Notice: Pay attention to your body's signals. When you start feeling stuck, pause and scan your body for tension or numbness.
Name: Acknowledge your experience. Labeling what you're feeling—be it stress, fear, or overwhelm—can reduce its intensity and provide a sense of safety.
Navigate: Use somatic techniques to move through the freeze state and stay connected to your rational thinking. This might include deep breathing, various forms of movement, or grounding exercises to reconnect with your body and shift out of immobilization
Practical Tips for Leaders
For leaders, practicing the 3N Model—Notice, Name, Navigate—can build a psychologically safer and more connected workplace culture, reinforcing achievement and driving high-quality results. Here are some practical tips to help you get started:
Get Curious and Start Practicing: Regularly perform body scans throughout the day to develop a habit of listening to your body and recognizing its cues.
Mind Co-Regulation: Safety begets safety. Fear begets fear. When fear tips the scale, it can undermine a team’s chemistry, leading to lost trust and costly derailment. By recognizing your body’s responses, you can better identify and address similar reactions in others, consciously co-regulating to foster a safer and more effective team culture.

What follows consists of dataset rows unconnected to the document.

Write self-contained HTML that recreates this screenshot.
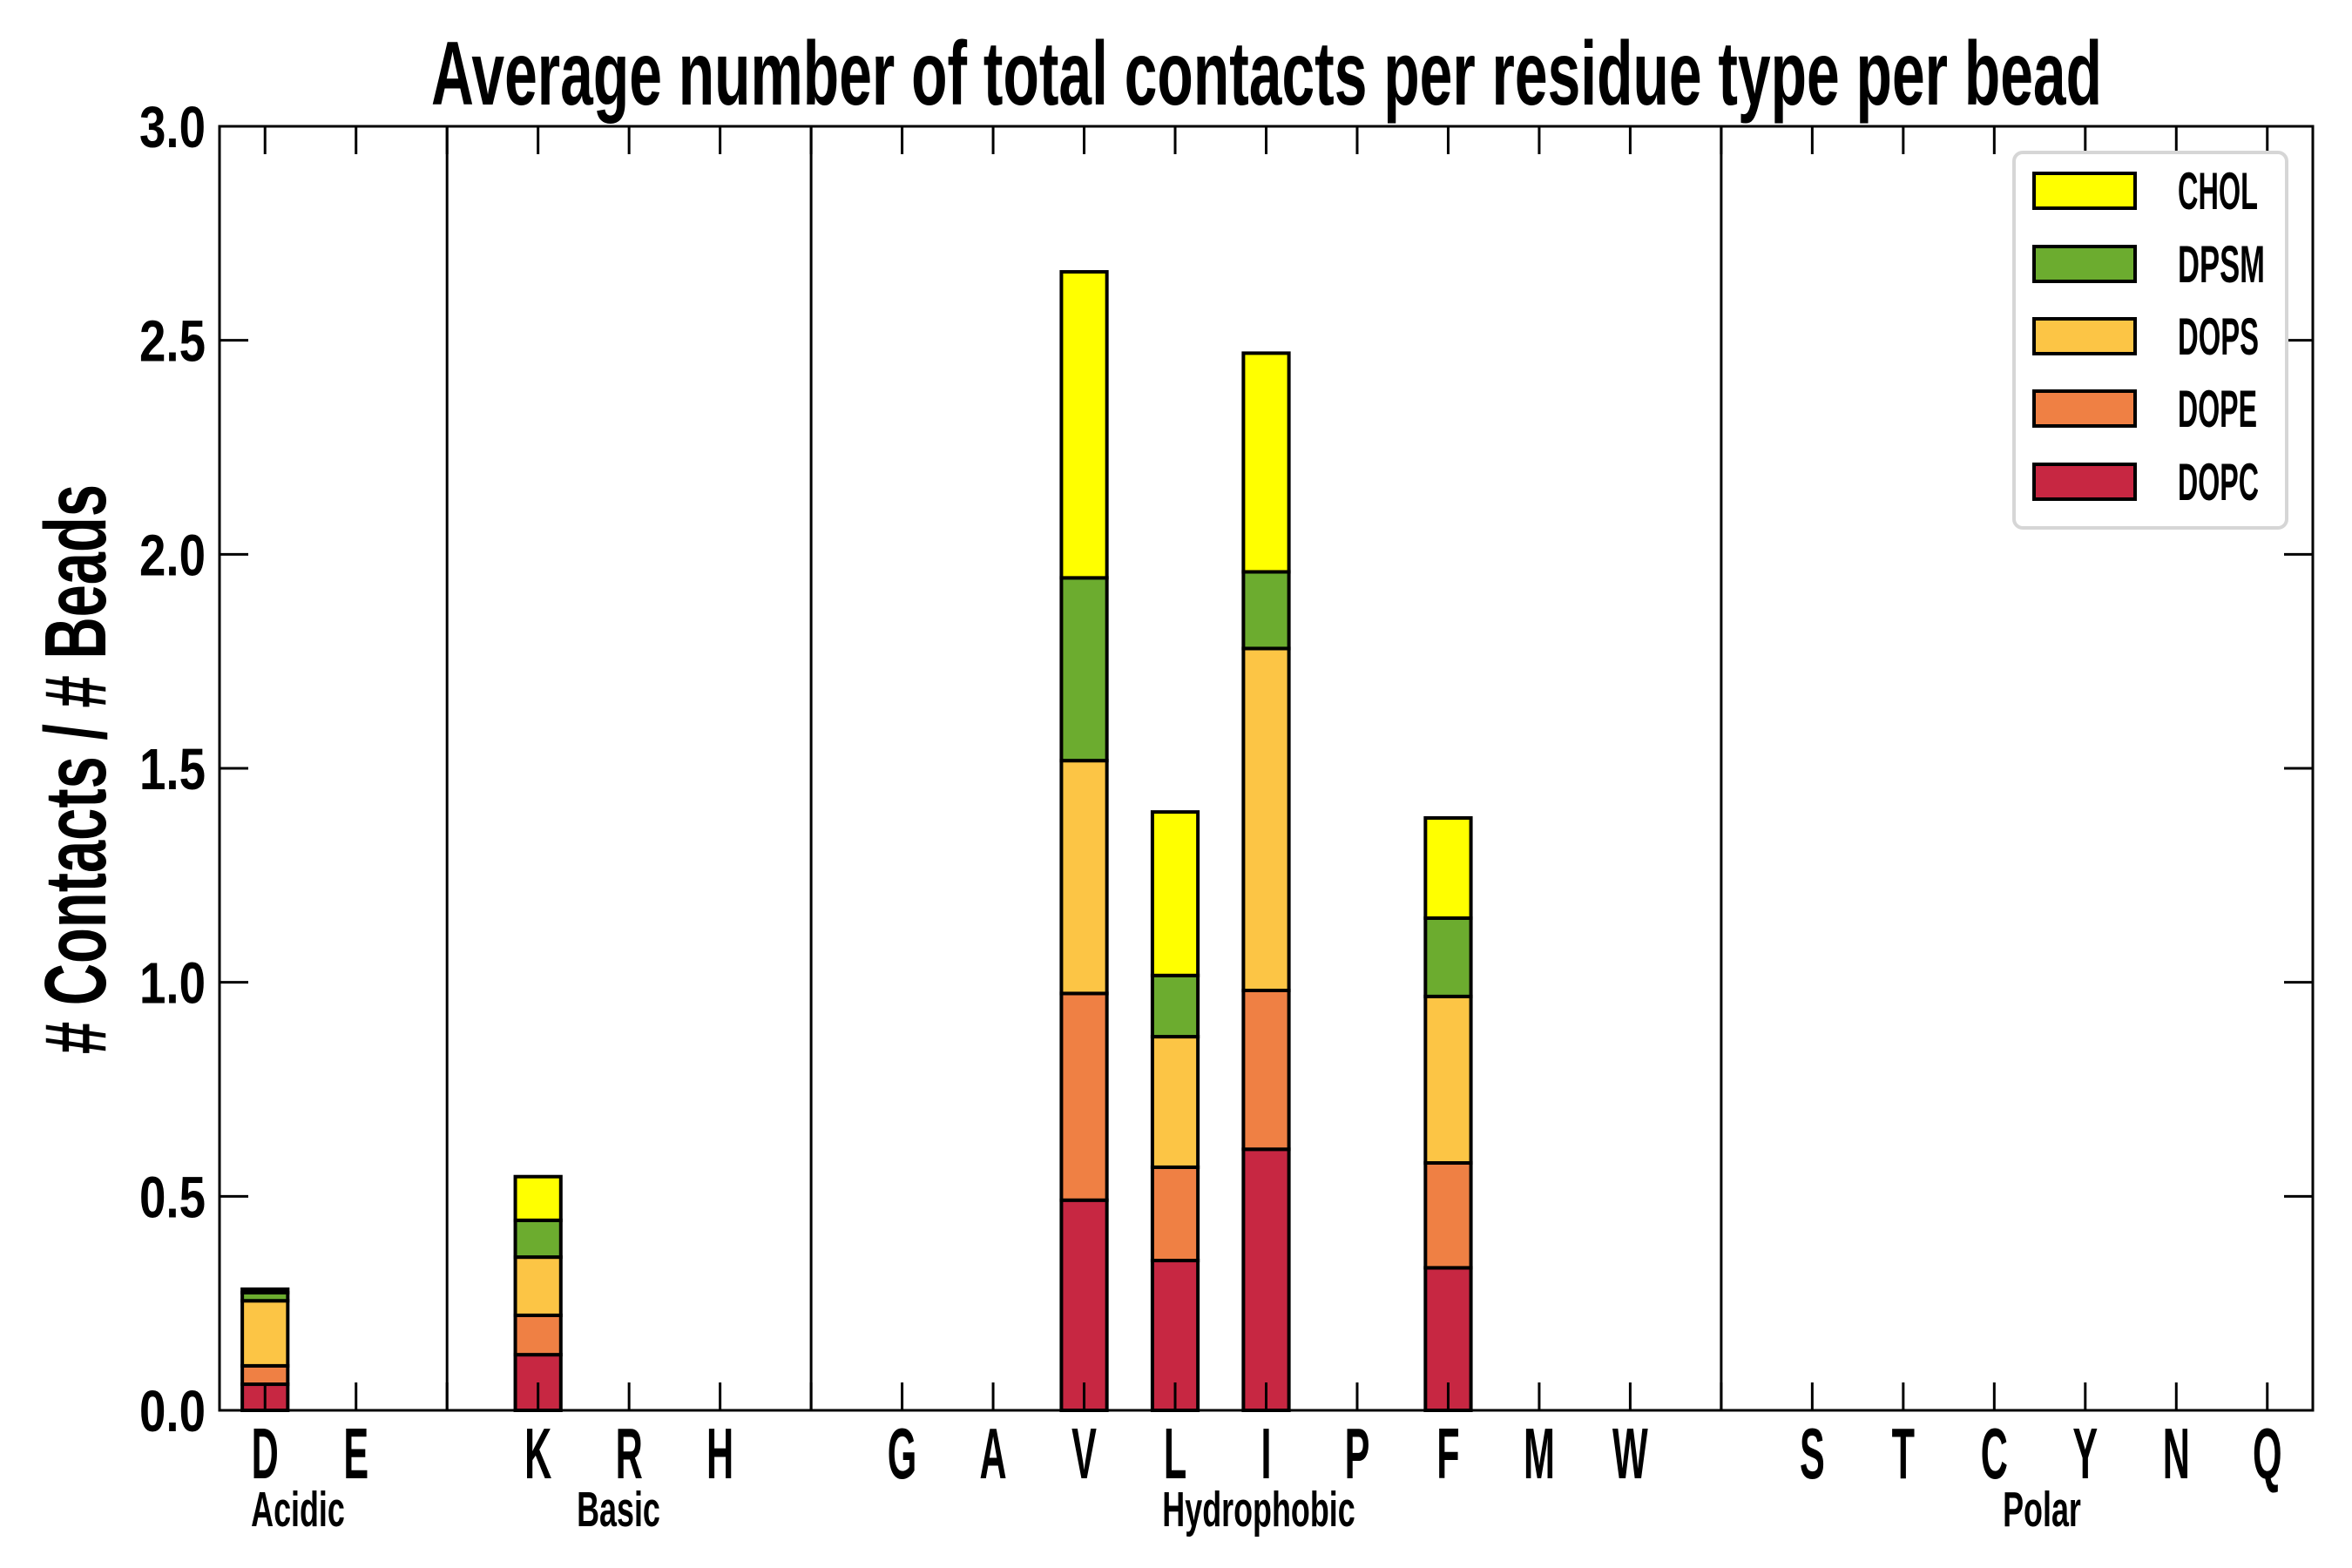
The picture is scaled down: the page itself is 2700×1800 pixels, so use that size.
<!DOCTYPE html>
<html><head><meta charset="utf-8"><style>
html,body{margin:0;padding:0;background:#fff;}
svg{display:block;}
text{font-family:"Liberation Sans Narrow","Liberation Sans",sans-serif;font-weight:bold;fill:#000;}
</style></head><body>
<svg id="chart" width="2700" height="1800" viewBox="0 0 2700 1800" xmlns="http://www.w3.org/2000/svg">
<text x="495" y="120" font-size="104" textLength="1918" lengthAdjust="spacingAndGlyphs">Average number of total contacts per residue type per bead</text>
<text transform="translate(121,883) rotate(-90)" text-anchor="middle" font-size="100" textLength="654" lengthAdjust="spacingAndGlyphs"># Contacts / # Beads</text>
<g id="plot"></g>
</svg>
<script>
const categories = ["D","E","","K","R","H","","G","A","V","L","I","P","F","M","W","","S","T","C","Y","N","Q"];
const seriesNames = ["DOPC","DOPE","DOPS","DPSM","CHOL"];
const seriesColors = ["#c72742","#ef8044","#fcc545","#6cac2f","#ffff00"];
const DOPC = [0.061,0,0,0.130,0,0,0,0,0,0.491,0.350,0.610,0,0.333,0,0,0,0,0,0,0,0,0];
const DOPE = [0.043,0,0,0.092,0,0,0,0,0,0.483,0.218,0.371,0,0.245,0,0,0,0,0,0,0,0,0];
const DOPS = [0.152,0,0,0.136,0,0,0,0,0,0.544,0.305,0.799,0,0.389,0,0,0,0,0,0,0,0,0];
const DPSM = [0.019,0,0,0.086,0,0,0,0,0,0.427,0.143,0.179,0,0.183,0,0,0,0,0,0,0,0,0];
const CHOL = [0.008,0,0,0.102,0,0,0,0,0,0.715,0.382,0.511,0,0.234,0,0,0,0,0,0,0,0,0];
const yTicks = [0,0.5,1.0,1.5,2.0,2.5,3.0];
const yTickLabels = ["0.0","0.5","1.0","1.5","2.0","2.5","3.0"];
const separators = [2,6,16];
const groupNames = ["Acidic","Basic","Hydrophobic","Polar"];
const groupCenters = [342,710,1445,2344];

const L=252,R=2655,T=145,B=1619;
const xmin=-0.5,xmax=22.5,ymin=0,ymax=3;
const xs=v=>L+(v-xmin)/(xmax-xmin)*(R-L);
const ys=v=>B-(v-ymin)/(ymax-ymin)*(B-T);
const NS="http://www.w3.org/2000/svg";
const g=document.getElementById('plot');
function mk(tag,attrs,parent){const e=document.createElementNS(NS,tag);for(const k in attrs)e.setAttribute(k,attrs[k]);(parent||g).appendChild(e);return e;}
const series=[DOPC,DOPE,DOPS,DPSM,CHOL];
const bw=0.5;
categories.forEach((c,i)=>{
  let base=0;
  series.forEach((s,k)=>{
    const v=s[i];
    const x0=xs(i-bw/2),x1=xs(i+bw/2);
    const y0=ys(base),y1=ys(base+v);
    const r=mk('rect',{x:x0,y:y1,width:x1-x0,height:Math.max(0,y0-y1),fill:seriesColors[k],stroke:'#000','stroke-width':4});
    
    
    base+=v;
  });
});
separators.forEach(s=>{
  const l=mk('line',{x1:xs(s),x2:xs(s),y1:T,y2:B,stroke:'#000','stroke-width':3});
  
  
});
categories.forEach((c,i)=>{
  const x=xs(i);
  mk('line',{x1:x,x2:x,y1:B,y2:B-32,stroke:'#000','stroke-width':3});
  mk('line',{x1:x,x2:x,y1:T,y2:T+32,stroke:'#000','stroke-width':3});
  if(c){
    const t=mk('text',{transform:'translate('+x+',1697) scale(0.52,1)','text-anchor':'middle','font-size':83});
    t.textContent=c;
    
    
  }
});
yTicks.forEach((v,i)=>{
  const y=ys(v);
  mk('line',{x1:L,x2:L+33,y1:y,y2:y,stroke:'#000','stroke-width':3});
  mk('line',{x1:R,x2:R-33,y1:y,y2:y,stroke:'#000','stroke-width':3});
  const t=mk('text',{x:236,y:y+24,'text-anchor':'end','font-size':67,textLength:76,lengthAdjust:'spacingAndGlyphs'});
  t.textContent=yTickLabels[i];
  
  
});
groupNames.forEach((n,i)=>{
  const t=mk('text',{transform:'translate('+groupCenters[i]+',1752) scale(0.63,1)','text-anchor':'middle','font-size':57});
  t.textContent=n;
  
  
});
const fr=mk('rect',{x:L,y:T,width:R-L,height:B-T,fill:'none',stroke:'#000','stroke-width':3});


const lg=mk('g',{});


mk('rect',{x:2312,y:175,width:313,height:431,rx:10,fill:'#fff',stroke:'#d6d6d6','stroke-width':4},lg);
const rows=[219,303,386,469,553];
const legendWidths=[93,91,93,100,92];
for(let k=4;k>=0;k--){
  const y=rows[4-k];
  const e=mk('g',{},lg);
  
  
  mk('rect',{x:2335,y:y-20,width:116,height:40,fill:seriesColors[k],stroke:'#000','stroke-width':4},e);
  const t=mk('text',{x:2500,y:y+21,'font-size':60,textLength:legendWidths[k],lengthAdjust:'spacingAndGlyphs'},e);
  t.textContent=seriesNames[k];
}
</script>
</body></html>
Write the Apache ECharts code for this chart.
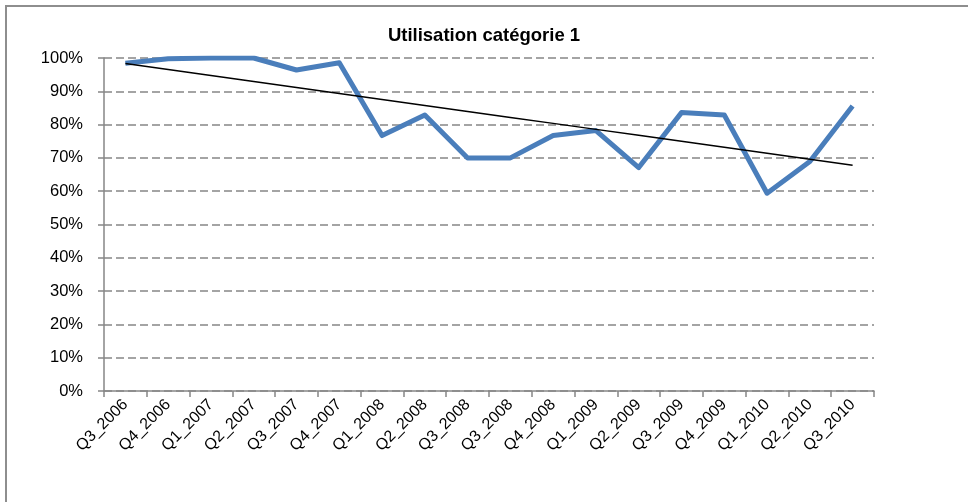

Monitor Team Culture: Pay attention to both the obvious and subtle signs of an active threat response within yourself and your team.Proactively protect the team culture by infusing the team culture with as much safety as you can.
By practicing and modeling the 3N Model—Notice, Name, Navigate—you can lead your team to thrive with greater calm and collaboration, achieving high-quality results and reinforcing a positive team environment.